I am reading another book, however, that illuminates a contrary aspect of Blackstone’s property romance.  In The Meaning of Property, Jedediah Purdy makes the case that for Blackstone (and Adam Smith) private property was a force for social cooperation rather than savage competition.  Purdy explores the Enlightenment notion that private property’s exclusive character — combined with the potential to buy, sell or otherwise exchange property from one owner to another — fosters “a society of negotiation.” Purdy at 15.  In this vision, property owners’ right to exclude others is the feature that allows them “to decline any proffered relationship or joint venture” and so forces the profferer to negotiate, to convince the owner to go along – by practicing the civilizing skills of “interest based persuasion.”  Id. at 17. To be successful in such a world, men needed “sensitivity” and “awareness of others’ interest and feelings” and earned the respect of their negotiating partners through “steady and solid execution of their commitments.”  Id. at 16.  As Blackstone himself puts it, property “has been the ennobling of the human species, by giving it opportunities of improving its rational faculties, as well as of exerting it’s natural.” (p.  8 )

It seems that Blackstone (and Locke and Smith) would agree with Marxist critics that our legal system is an “epiphenomenon,” created to serve the interest of private property: “In order to insure that property, recourse was had to civil society, which brought along with it a long train of inseparable concomitants; states, government, laws, punishments . . . .” (p. 8)  They just have very different ideas about the moral and social consequences.  Critics see a legal system enforcing an inequitable distribution of property among parties whose differences in buying power are so extreme that every “negotiation” is more like a Godfather-style offer the owner could not refuse.  What Purdy points out is that for the Enlightenment founders of capitalist democracy, protecting private property meant something more than creating the conditions for economic prosperity.

In Blackstone’s story,  private property is not just – or not directly – the key to individual liberty.  Property changes human nature as it goes about building social institutions – transforming a bunch of grabby toddlers clutching toys and shouting “mine, mine, mine” into a complex society of cooperating six-year olds who know how to “use your words.” I have no idea about the empirical soundness of the underlying causal claim here.  What interests me is the continued vitality of the idea of negotiation as character-forming communication.   For instance, after Purdy’s book, I now hear echoes of this theme in accounts of the recent housing crisis.

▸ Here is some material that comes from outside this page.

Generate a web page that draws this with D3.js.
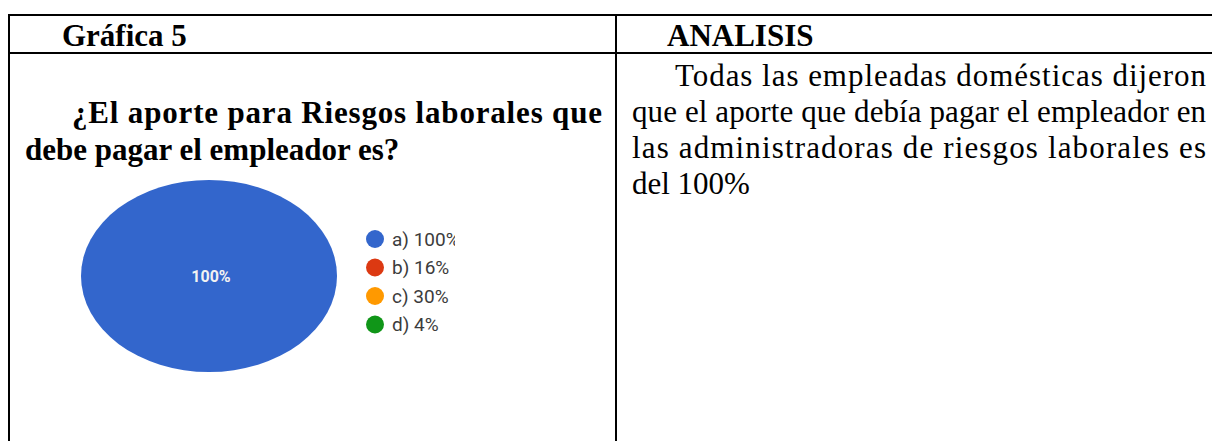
<!DOCTYPE html>
<html>
<head>
<meta charset="utf-8">
<script src="https://cdn.jsdelivr.net/npm/d3@7"></script>
<style>
  html, body { margin: 0; padding: 0; background: #fff; }
  svg { display: block; }
</style>
</head>
<body>
<svg id="chart" width="1212" height="441"></svg>
<script>
// ---- data ----
const categories = ["a) 100%", "b) 16%", "c) 30%", "d) 4%"];
const values = [100, 0, 0, 0];
const colors = ["#3366cc", "#dc3912", "#ff9900", "#109618"];
const headerLeft = "Gráfica 5";
const headerRight = "ANALISIS";
const questionLines = ["¿El aporte para Riesgos laborales que", "debe pagar el empleador es?"];
const analysisLines = [
  "Todas las empleadas domésticas dijeron",
  "que el aporte que debía pagar el empleador en",
  "las administradoras de riesgos laborales es",
  "del 100%"
];

const svg = d3.select("#chart");
const serif = "'Liberation Serif', 'Times New Roman', serif";

// ---- table lines ----
const g = svg.append("g").attr("stroke", "#000").attr("stroke-width", 2);
g.append("line").attr("x1", 8).attr("x2", 1212).attr("y1", 15).attr("y2", 15);
g.append("line").attr("x1", 8).attr("x2", 1212).attr("y1", 53).attr("y2", 53);
g.append("line").attr("x1", 9).attr("x2", 9).attr("y1", 14).attr("y2", 441);
g.append("line").attr("x1", 616).attr("x2", 616).attr("y1", 14).attr("y2", 441);

// ---- headers ----
svg.append("text").attr("x", 62).attr("y", 46)
  .attr("font-family", serif).attr("font-weight", "bold").attr("font-size", 31)
  .text(headerLeft);
svg.append("text").attr("x", 667).attr("y", 46)
  .attr("font-family", serif).attr("font-weight", "bold").attr("font-size", 31)
  .text(headerRight);

// ---- question ----
const qPos = [{x: 72, y: 123, w: 530}, {x: 25, y: 160, w: null}];
questionLines.forEach((t, i) => {
  const el = svg.append("text").attr("x", qPos[i].x).attr("y", qPos[i].y)
    .attr("font-family", serif).attr("font-weight", "bold").attr("font-size", 31)
    .text(t);
  if (qPos[i].w) el.attr("textLength", qPos[i].w).attr("lengthAdjust", "spacing");
});

// ---- analysis ----
const aPos = [{x: 675, y: 86, w: 531}, {x: 632, y: 122, w: 574}, {x: 632, y: 158, w: 574}, {x: 632, y: 194, w: null}];
analysisLines.forEach((t, i) => {
  const el = svg.append("text").attr("x", aPos[i].x).attr("y", aPos[i].y)
    .attr("font-family", serif).attr("font-size", 31)
    .text(t);
  if (aPos[i].w) el.attr("textLength", aPos[i].w).attr("lengthAdjust", "spacing");
});

// ---- pie (elliptical) ----
const cx = 209, cy = 276, rx = 128, ry = 96;
const pie = d3.pie().sort(null).value(d => d)(values);
const arc = d3.arc().innerRadius(0).outerRadius(rx);
const pg = svg.append("g").attr("transform", `translate(${cx},${cy}) scale(1,${ry / rx})`);
pg.selectAll("path").data(pie).join("path")
  .attr("d", arc)
  .attr("fill", (d, i) => colors[i]);

const total = d3.sum(values);
pie.forEach((d, i) => {
  if (d.value > 0) {
    const frac = d.value / total;
    const c = frac >= 1 ? [0, 0] : arc.centroid(d);
    svg.append("text")
      .attr("x", cx + 2 + c[0]).attr("y", cy + c[1] * ry / rx)
      .attr("text-anchor", "middle").attr("dy", "0.35em")
      .attr("font-family", "Roboto, Arial, sans-serif").attr("font-weight", "bold")
      .attr("font-size", 16).attr("fill", "#f2f2f2")
      .text(d3.format(".0%")(frac));
  }
});

// ---- legend ----
svg.append("clipPath").attr("id", "legclip")
  .append("rect").attr("x", 360).attr("y", 220).attr("width", 95).attr("height", 130);
const legY = d3.scalePoint().domain(categories).range([239, 324.5]);
const leg = svg.append("g").attr("clip-path", "url(#legclip)");
const items = leg.selectAll("g").data(categories).join("g")
  .attr("transform", d => `translate(375,${legY(d)})`);
items.append("circle").attr("r", 9).attr("fill", (d, i) => colors[i]);
items.append("text").attr("x", 17).attr("dy", "0.36em")
  .attr("font-family", "Roboto, Arial, sans-serif").attr("font-size", 19)
  .attr("fill", "#3c3c3c")
  .text(d => d);
</script>
</body>
</html>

There certainly is a way to narrate the housing market meltdown as a cautionary tale about the way deteriorating modes of property transfer undermine social structures.  In this story arguments about different individuals’ interests give way to a collective fantasy that real estate prices can never fall. Far from “a society of negotiation,” this was a world in which it became either unnecessary or impossible to persuade anyone to make the deals being undertaken.  The previously legible structures of real property transfers got hopelessly tangled and unintelligible – even to those who ordinarily fared well in the old system of unequal opportunity.

For many prospective homebuyers, the terms on which they were being offered the American dream of home ownership were so irrational that actual insight into one’s own interest (to say nothing of the other guy’s) would only kill the dream.  Remember the banks that “checked” prospective home buyers’ income estimates by estimating what people in their occupations generally made?  When the mortgager is encouraging the borrower to misstate  reality in order to qualify for the loan, both parties are invested in non-communication (or outright misrepresentation.)

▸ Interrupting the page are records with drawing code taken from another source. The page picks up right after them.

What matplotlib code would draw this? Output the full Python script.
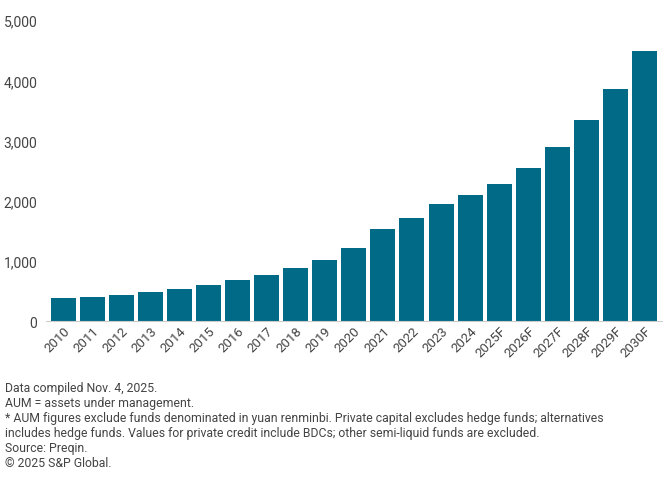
import matplotlib.pyplot as plt

years = ["2010", "2011", "2012", "2013", "2014", "2015", "2016", "2017", "2018", "2019",
         "2020", "2021", "2022", "2023", "2024", "2025F", "2026F", "2027F", "2028F", "2029F", "2030F"]
aum = [382, 400, 430, 480, 530, 600, 680, 765, 880, 1010,
       1210, 1530, 1710, 1945, 2095, 2275, 2540, 2890, 3340, 3855, 4490]

notes = ("Data compiled Nov. 4, 2025.\n"
         "AUM = assets under management.\n"
         "* AUM figures exclude funds denominated in yuan renminbi. Private capital excludes hedge funds; alternatives\n"
         "includes hedge funds. Values for private credit include BDCs; other semi-liquid funds are excluded.\n"
         "Source: Preqin.\n"
         "\u00a9 2025 S&P Global.")

plt.rcParams['font.family'] = ['Roboto', 'DejaVu Sans']
fig = plt.figure(figsize=(6.72, 4.81), dpi=100)
ax = fig.add_axes([0.068, 0.33, 0.917, 0.626])

ax.bar(years, aum, width=0.86, color='#006a87')
ax.set_ylim(0, 5000)
ax.set_xlim(-0.6, len(years) - 0.4)
ax.set_yticks(range(0, 5001, 1000))
ax.set_yticklabels([f"{v:,}" for v in range(0, 5001, 1000)])
ax.tick_params(axis='y', length=0, labelsize=10, colors='#444444', pad=6)
ax.tick_params(axis='x', length=0, labelsize=9.5, colors='#444444', labelrotation=45, pad=2)
for lbl in ax.get_xticklabels():
    lbl.set_ha('right')
    lbl.set_rotation_mode('anchor')
for s in ['top', 'right', 'left']:
    ax.spines[s].set_visible(False)
ax.spines['bottom'].set_color('#cccccc')

fig.text(0.007, 0.205, notes, fontsize=8.8, color='#444444', va='top', linespacing=1.2)

fig.savefig("out.png", dpi=100)
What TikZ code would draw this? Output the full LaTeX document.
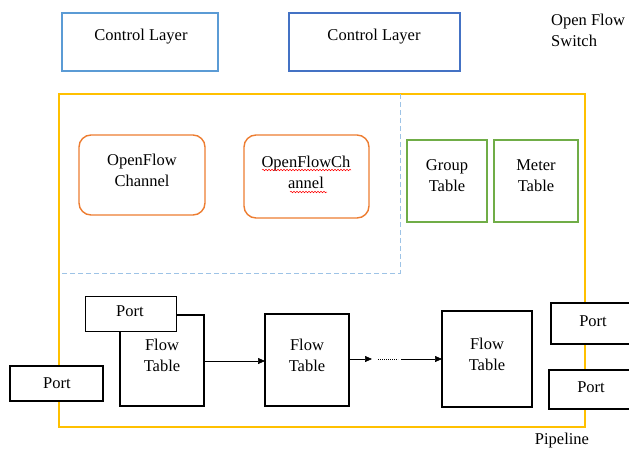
\documentclass[tikz,border=0pt]{standalone}
\usepackage{fontspec}
\setmainfont{Liberation Serif}
\usetikzlibrary{arrows.meta,decorations.pathmorphing}
\definecolor{ctlA}{HTML}{5B9BD5}
\definecolor{ctlB}{HTML}{4472C4}
\definecolor{swY}{HTML}{FFC000}
\definecolor{chO}{HTML}{ED7D31}
\definecolor{tbG}{HTML}{70AD47}
\definecolor{dashB}{HTML}{9DC3E6}
\tikzset{
  txt/.style={font=\fontsize{16.5}{21}\selectfont, align=center, inner sep=0pt},
  box/.style={draw=black, line width=1.3pt, fill=white},
  portbox/.style={draw=black, line width=1.1pt, fill=white},
  flowarrow/.style={-{Triangle[length=7pt,width=6pt]}, line width=0.6pt},
  squiggle/.style={red, line width=0.5pt, decorate, decoration={snake, amplitude=0.8pt, segment length=3pt}},
}
\begin{document}
\begin{tikzpicture}[x=1pt,y=-1pt]
\useasboundingbox (0,0) rectangle (629,450);

% controller boxes
\draw[ctlA, line width=1.2pt] (62,13) rectangle (218,71);
\node[txt] (cl1) at (141,37) {Control Layer};
\draw[ctlB, line width=1.2pt] (289,13) rectangle (460,71);
\node[txt] (cl2) at (374,37) {Control Layer};
\node[txt, align=left, anchor=west] (sw) at (551,30) {Open Flow\\Switch};

% switch outline
\draw[swY, line width=1.5pt] (59,94) rectangle (585,427);
\draw[dashB, line width=0.9pt, dash pattern=on 5pt off 3pt] (400,94) -- (400,273) -- (59,273);

% channels
\draw[chO, line width=1.4pt, rounded corners=12pt] (79,135) rectangle (205,215);
\node[txt] (ch1) at (142,170) {OpenFlow\\Channel};
\draw[chO, line width=1.4pt, rounded corners=12pt] (244,135) rectangle (369,218);
\node[txt] (ch2) at (306,172) {OpenFlowCh\\annel};
\draw[squiggle] (262,170) -- (351,170);
\draw[squiggle] (290,192) -- (327,192);

% group and meter tables
\draw[tbG, line width=1.3pt] (407,140) rectangle (487,222);
\node[txt] (gt) at (447,176) {Group\\Table};
\draw[tbG, line width=1.3pt] (494,140) rectangle (578,222);
\node[txt] (mt) at (536,176) {Meter\\Table};

% pipeline of flow tables
\draw[box] (120,315) rectangle (204,406);
\node[txt] (ft1) at (162,355) {Flow\\Table};
\draw[box] (265,314) rectangle (349,406);
\node[txt] (ft2) at (307,355) {Flow\\Table};
\draw[box] (442,311) rectangle (532,407);
\node[txt] (ft3) at (487,354) {Flow\\Table};

\coordinate (a1) at (204,361);
\coordinate (b1) at (265,361);
\draw[flowarrow] (a1) -- (b1);
\coordinate (a2) at (349,359);
\coordinate (a2e) at (372,359);
\draw[flowarrow] (a2) -- (a2e);
\coordinate (d1) at (378,359);
\coordinate (d2) at (398,359);
\draw[line width=0.5pt, dash pattern=on 1.2pt off 0.8pt] (d1) -- (d2);
\coordinate (a3) at (401,359);
\coordinate (b3) at (442,359);
\draw[flowarrow] (a3) -- (b3);

% ports
\draw[portbox, line width=0.9pt] (85,296) rectangle (176,331);
\node[txt] (p1) at (130,311) {Port};
\draw[portbox] (10,366) rectangle (103,401);
\node[txt] (p2) at (57,383) {Port};
\draw[portbox] (551,303) rectangle (632,344);
\node[txt] (p3) at (593,321) {Port};
\draw[portbox] (549,370) rectangle (632,409);
\node[txt] (p4) at (591,387) {Port};

\node[txt] (pl) at (562,441) {Pipeline};
\end{tikzpicture}
\end{document}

At the other end of the economic chain, so this story goes, a voracious foreign credit demand outstripped not only supply but any need or ability to understand, let alone thoughtfully negotiate transfers of the novel products created to satisfy this insatiable market.  The language of property no longer kept up with the material reality it sought to describe and construct.  The things on the other side of the property relation became increasingly transubstantial and unarticulated – from houses to mortgages to mortgage backed securities that were conglomerations of pieces of different debt transactions that had themselves passed through so many previous transfers that no one had any idea anymore who owned what.  In this imagined market-babble, nobody could talk fast enough to articulate the complexities of the transactions that just kept on growing and anyway no one was really sure to whom they should be talking, and for lack of anything more intelligent to say, everybody just wound up screaming “Buy! Buy!  Buy!”

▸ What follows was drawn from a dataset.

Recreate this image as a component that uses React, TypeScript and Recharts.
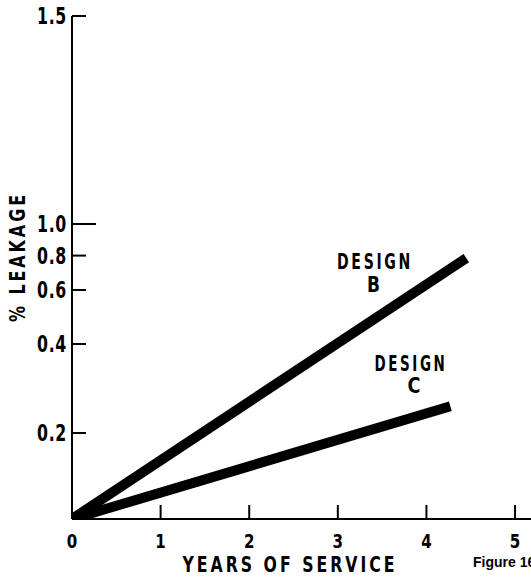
import React from 'react';
import { LineChart, Line, XAxis, YAxis, Customized } from 'recharts';

// ---- data ----
const xTicks = [0, 1, 2, 3, 4, 5];
const xTickLabels = ['0', '1', '2', '3', '4', '5'];
const yTicks = [0.2, 0.4, 0.6, 0.8, 1.0, 1.5];
const yTickLabels = ['0.2', '0.4', '0.6', '0.8', '1.0', '1.5'];
const designB = [
  { x: 0, y: 0 },
  { x: 4.45, y: 0.785 },
];
const designC = [
  { x: 0, y: 0 },
  { x: 4.27, y: 0.26 },
];

// The original figure's vertical axis is non-uniform; calibration of value -> fraction of axis height.
const Y_KNOTS = [0, 0.2, 0.4, 0.6, 0.8, 1.0, 1.5];
const Y_FRACS = [0, 86 / 503, 175 / 503, 229 / 503, 263.4 / 503, 295 / 503, 1];

function piecewiseScale(knots: number[], fracs: number[]): any {
  let dom = [knots[0], knots[knots.length - 1]];
  let rng = [0, 1];
  const frac = (v: number) => {
    const n = knots.length;
    let i = 0;
    if (v <= knots[0]) i = 0;
    else if (v >= knots[n - 1]) i = n - 2;
    else {
      while (i < n - 2 && v > knots[i + 1]) i++;
    }
    return fracs[i] + ((v - knots[i]) / (knots[i + 1] - knots[i])) * (fracs[i + 1] - fracs[i]);
  };
  const s: any = (v: number) => rng[0] + frac(Number(v)) * (rng[1] - rng[0]);
  s.domain = (d?: number[]) => {
    if (d === undefined) return dom.slice();
    dom = [...d];
    return s;
  };
  s.range = (r?: number[]) => {
    if (r === undefined) return rng.slice();
    rng = [...r];
    return s;
  };
  s.copy = () => {
    const c = piecewiseScale(knots, fracs);
    c.domain(dom);
    c.range(rng);
    return c;
  };
  s.ticks = () => knots.slice();
  s.tickFormat = () => (v: number) => String(v);
  s.invert = (p: number) => {
    const f = (p - rng[0]) / (rng[1] - rng[0]);
    for (let i = 0; i < knots.length - 1; i++) {
      if (f <= fracs[i + 1] || i === knots.length - 2) {
        return knots[i] + ((f - fracs[i]) / (fracs[i + 1] - fracs[i])) * (knots[i + 1] - knots[i]);
      }
    }
    return 0;
  };
  return s;
}

const yScale = piecewiseScale(Y_KNOTS, Y_FRACS);

const FONT = '"DejaVu Sans", sans-serif';

const YTick = (props: any) => {
  const { x, y, payload } = props;
  const idx = yTicks.indexOf(payload.value);
  const len = payload.value === 1 ? 24 : 14;
  return (
    <g>
      <line x1={x} x2={x + len} y1={y} y2={y} stroke="#000" strokeWidth={2} />
      <text
        x={x - 5}
        y={y}
        dy="0.36em"
        textAnchor="end"
        fontFamily={FONT}
        fontWeight="bold"
        fontSize={23}
        letterSpacing={1}
        textLength={30}
        lengthAdjust="spacingAndGlyphs"
        fill="#000"
      >
        {idx >= 0 ? yTickLabels[idx] : payload.value}
      </text>
    </g>
  );
};

const XTick = (props: any) => {
  const { x, y, payload } = props;
  const idx = xTicks.indexOf(payload.value);
  return (
    <g>
      {payload.value !== 0 && (
        <line x1={x} x2={x} y1={y} y2={y - 14} stroke="#000" strokeWidth={2} />
      )}
      <text
        x={x}
        y={y + 29}
        textAnchor="middle"
        fontFamily={FONT}
        fontWeight="bold"
        fontSize={19}
        textLength={10.5}
        lengthAdjust="spacingAndGlyphs"
        fill="#000"
      >
        {idx >= 0 ? xTickLabels[idx] : payload.value}
      </text>
    </g>
  );
};

const Annotations = () => (
  <g fontFamily={FONT} fontWeight="bold" fill="#000">
    <text
      x={17}
      y={257}
      transform="rotate(-90 17 257)"
      textAnchor="middle"
      dy="0.36em"
      fontSize={22}
      letterSpacing={4}
      textLength={130}
      lengthAdjust="spacingAndGlyphs"
    >
      % LEAKAGE
    </text>
    <text x={290} y={572} textAnchor="middle" fontSize={21} letterSpacing={4} textLength={215} lengthAdjust="spacingAndGlyphs">
      YEARS OF SERVICE
    </text>
    <text x={375} y={269} textAnchor="middle" fontSize={21} letterSpacing={4} textLength={76} lengthAdjust="spacingAndGlyphs">
      DESIGN
    </text>
    <text x={373.5} y={291.5} textAnchor="middle" fontSize={21} textLength={13} lengthAdjust="spacingAndGlyphs">
      B
    </text>
    <text x={411} y={371} textAnchor="middle" fontSize={21} letterSpacing={4} textLength={73} lengthAdjust="spacingAndGlyphs">
      DESIGN
    </text>
    <text x={414} y={393} textAnchor="middle" fontSize={21} textLength={13} lengthAdjust="spacingAndGlyphs">
      C
    </text>
    <text x={473} y={567} fontFamily='"Liberation Sans", Arial, sans-serif' fontWeight="bold" fontSize={14}>
      Figure 16
    </text>
  </g>
);

export default function App() {
  return (
    <div style={{ position: 'absolute', left: 0, top: 0, background: '#fff' }}>
      <LineChart width={531} height={579} margin={{ top: 16, right: 0, bottom: 0, left: 0 }}>
        <XAxis
          type="number"
          dataKey="x"
          domain={[0, 5.18]}
          ticks={xTicks}
          height={60}
          tickSize={0}
          tickMargin={0}
          tickLine={false}
          axisLine={{ stroke: '#000', strokeWidth: 2 }}
          tick={<XTick />}
          allowDataOverflow
        />
        <YAxis
          type="number"
          dataKey="y"
          domain={[0, 1.5]}
          scale={yScale}
          ticks={yTicks}
          width={72}
          tickSize={0}
          tickMargin={0}
          tickLine={false}
          axisLine={{ stroke: '#000', strokeWidth: 2 }}
          tick={<YTick />}
          interval={0}
          allowDataOverflow
        />
        <Line
          data={designB}
          dataKey="y"
          stroke="#000"
          strokeWidth={10}
          strokeLinecap="butt"
          dot={false}
          isAnimationActive={false}
        />
        <Line
          data={designC}
          dataKey="y"
          stroke="#000"
          strokeWidth={10}
          strokeLinecap="butt"
          dot={false}
          isAnimationActive={false}
        />
        <Customized component={<Annotations />} />
      </LineChart>
    </div>
  );
}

What does it mean to figure the sub-prime mortgage fiasco as a failure of property communication? Most obviously, if the foreclosure crisis came about because the language of negotiation got garbled, we might hope to set things right by adjusting and better controlling property transaction structures  – rather than facing a need for increased state regulation of private property itself.   From a cultural perspective, the coherence of this story suggests that we have internalized a foundational liberal-Enlightenment notion about the way private property can lead to a good life – i.e., by helping us articulate ourselves to one another.

The problem with this communication-deterioration account of the housing crisis is that the Enlightenment belief in the of property exchange as socializing language never entailed any actual persuasion or negotiation.  Purdy quotes Adam Smith explaining that the exchange of a shilling “is in reality offering an argument to persuade one to do so and so as it is in his interest.”  Purdy at 15.  The idea seems to be that payment itself is a ritual of persuasion – a condensed communication — somehow capable of attuning buyers and sellers to one another’s “interests.”  If that is the case, it doesn’t really matter how incoherent the real language of property exchange becomes.  So long as payment is taking place, Smith’s implied negotiation should still work its socializing magic.

Then again, perhaps the notion of a silent humanizing discourse of property makes most sense as a kind of Anglo-American cultural ideal. Like other rituals, we might see it as an imagined pattern that we aspire to emulate but never to actually achieve in our own dealings. (See, e.g., Seligman et al., Ritual and Its Consequences) What is striking is that looking back to an earlier time in my life, the real patterns of property exchange appear much closer to this ideal of silent communication.  In the quintessentially middling society I grew up in – as a middle-class kid of the Midwest in the mid-twentieth century — there was always something vaguely disreputable about overt bargaining. Persuasion had a shifty, feminized, aspect – the opposite of the upright, character-building interactions envisioned by Blackstone.  It was as though negotiation implied at once weakness (the inability to simply proffer the named price) and a tricky desire to get more than one deserved. The respectable thing to do was to pay the amount discretely printed on the tag and never mention price.  In the booming U.S. economy of the 1960s, middle-class Americans could and did buy everything from groceries to houses through these wordless payment rituals.

As a matter of empirical reality, it seems highly questionable that silent payment rituals could ever generate Blackstone and Smith’s humanizing discourse of self interest.  But the fact that we can see those rituals brought to life in a previous “golden age” of economic stability and social and political creativity – and find them spoiled in a current socioeconomic crisis – suggests how powerful the myth remains. As an ideal cultural pattern, developing ourselves through payment seems still to capture American imaginations.